Solskjaer veränderte noch weniger an seinem ursprünglichen Plan – den ersten Spielerwechsel nahm er erst in der 100. Minute, sprich in der Verlängerung, vor. Fred kam für Greenwood, Pogba wurde zum nominellen linken Flügelspieler. Fred ging auf Pogbas ursprüngliche Sechserposition und Rashford wechselte auf den rechten Flügel. Fred nahm die Rolle als abkippender Sechser ein, was McTominay eine höhere Positionierung im zentralen Mittelfeld erlaubte. Nun war es Paul Pogba, der sich als unterstützender Spieler ins Zentrum fallen ließ, um für etwas mehr Betrieb vor den beiden gegnerischen zentralen Mittelfeldspielern zu sorgen und sie eventuell in eine Mannorientierung zu locken. Dies wiederum hätte Räume für die Offensivspieler Fernandes und Cavani zwischen den Linien freigezogen. Die Spanier ließen sich von dieser minimalen Adaptierung aber nicht beeindrucken und behielten ihren kompakten Block bei – nicht zuletzt aufgrund der Tatsache, dass sich die beiden zentralen Mittelfeldspieler nicht dazu verleiten ließen, mannorientiert gegen Pogba und McTominay zu agieren.
Je länger das Spiel dauerte, desto mehr kleinere und größere individuelle Fehler schlichen sich bei den Akteuren ein. Dies sorgte speziell von Seiten Uniteds für etwas mehr Torgefahr. Alles in allem blieb es aber ein ausgeglichenes Spiel, in dem die Red Devils mehr Ballbesitz hatten, aber weiterhin kein Mittel gegen den gut verteidigenden Block Villarreals fanden. So kam es wie es kommen musste: Nach 120 Minuten stand es noch immer 1:1 – der Sieger musste als im Elfmeterschießen ermittelt werden.
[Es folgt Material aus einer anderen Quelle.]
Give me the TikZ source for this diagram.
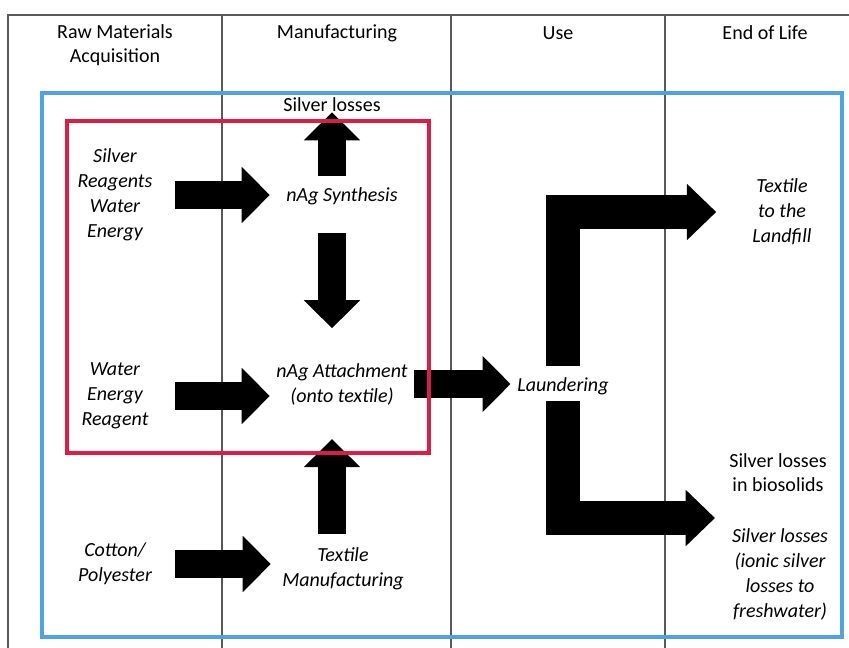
\documentclass[tikz,border=0pt]{standalone}
\usepackage{fontspec}
\setmainfont{Carlito}
\usetikzlibrary{arrows.meta}
\definecolor{Sky}{RGB}{79,163,224}
\definecolor{Crimson}{RGB}{220,30,70}
\begin{document}
\begin{tikzpicture}[x=0.75pt,y=-0.75pt]
	\tikzstyle{Head} = [font=\fontsize{15}{18}\selectfont, align=center, inner sep=0pt]
	\tikzstyle{Label} = [font=\fontsize{15}{18.75}\selectfont\itshape, align=center, inner sep=0pt]
	\tikzstyle{Input} = [Label, minimum width=90pt]
	\tikzstyle{Proc} = [Label, minimum width=108pt, minimum height=30pt]
	\tikzstyle{Fat} = [line width=21pt, -{Triangle[length=21pt,width=41pt]}]
	\tikzstyle{Elbow} = [line width=25pt, line join=miter, -{Triangle[length=22pt,width=41pt]}]
	\tikzstyle{Rule} = [draw=black!65, line width=1pt]

	\useasboundingbox (0,0) rectangle (849,648);

	% phase columns
	\draw [Rule] (8,648) -- (8,15) -- (849,15);
	\foreach \x in {222,451,665}
		\draw [Rule] (\x,15) -- (\x,648);
	\node (hRaw) [Head] at (115,45) {Raw Materials\\Acquisition};
	\node (hMan) [Head] at (337,33) {Manufacturing};
	\node (hUse) [Head] at (558,33) {Use};
	\node (hEnd) [Head] at (765,33) {End of Life};

	\draw [Sky, line width=3pt] (42,93) rectangle (842,637);

	% texts
	\node (loss) [Head] at (332,105) {Silver losses};
	\node (inSyn) [Input] at (115,195) {Silver\\Reagents\\Water\\Energy};
	\node (syn) [Proc] at (342,196) {nAg Synthesis};
	\node (inAtt) [Input] at (115,396) {Water\\Energy\\Reagent};
	\node (att) [Proc] at (342,384) {nAg Attachment\\(onto textile)};
	\node (cotton) [Input] at (115,564) {Cotton/\\Polyester};
	\node (texman) [Proc] at (343,569) {Textile\\Manufacturing};
	\node (launder) [Label] at (563,386) {Laundering};
	\node (landfill) [Label] at (782,212) {Textile\\to the\\Landfill};
	\node (bio) [Head] at (778,473) {Silver losses\\in biosolids};
	\node (fresh) [Label] at (780,574) {Silver losses\\(ionic silver\\losses to\\freshwater)};
	\coordinate (sink) at (715,518);

	% flows
	\draw [Fat] (inSyn.east) -- (inSyn.east -| syn.west);
	\draw [Fat] (syn.north -| loss) -- (loss.south);
	\draw [Fat, shorten <=12.75pt, shorten >=26pt] (syn.south -| loss) -- (att.north -| loss);
	\draw [Fat] (inAtt.east) -- (inAtt.east -| att.west);
	\draw [Fat] (cotton.east) -- (cotton.east -| texman.west);
	\draw [Fat, shorten <=10.5pt, shorten >=25.5pt] (texman.north -| loss) -- (att.south -| loss);
	\draw [Fat, shorten >=5pt] (att.east) -- (att.east -| launder.west);
	\draw [Elbow, shorten <=8pt, shorten >=27pt] (launder.north) |- (landfill.west);
	\draw [Elbow, shorten <=4.5pt] (launder.south) |- (sink);

	\draw [Crimson, line width=2.5pt] (67,121) rectangle (429,453);
\end{tikzpicture}
\end{document}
Und selbst hier wurde die Pattstellung nochmals bestärkt – war es doch Uniteds Torhüter David de Gea, der als letzter noch nicht angetretener Schütze an Villarreal Keeper Gero Rulli scheiterte und die Spanier somit zum Sieger machte.
Fazit
Dieses Europa-League-Finale wird wahrlich nicht als Offensivspektakel in die Geschichte eingehen. United biss sich am disziplinierten und kompakten Defensivblock des Gegners die Zähne aus. Da die Submarino Amarillo aus Villarreal im eigenen Angriffsspiel allerdings ebenfalls keine Mittel fand, blieb es ein Spiel ohne wirklich große Torchancen. Bezeichnend für die Charakteristik der Partie ist auch der Fakt, dass beide Tore aus Standardsituationen fielen. So kam es wie es kommen musste: Das Spiel ging bis ins Elfmeterschießen und selbst da schien es lange Zeit so, als könne keine der beiden Mannschaften einen Vorteil für sich verbuchen. Schließlich war es Uniteds Keeper de Gea, der den entscheidenden Penalty vergab. Villarreal ist somit durch ein 12:11 nach Elfmeterschießen zum ersten Mal überhaupt Sieger der UEFA Europa League.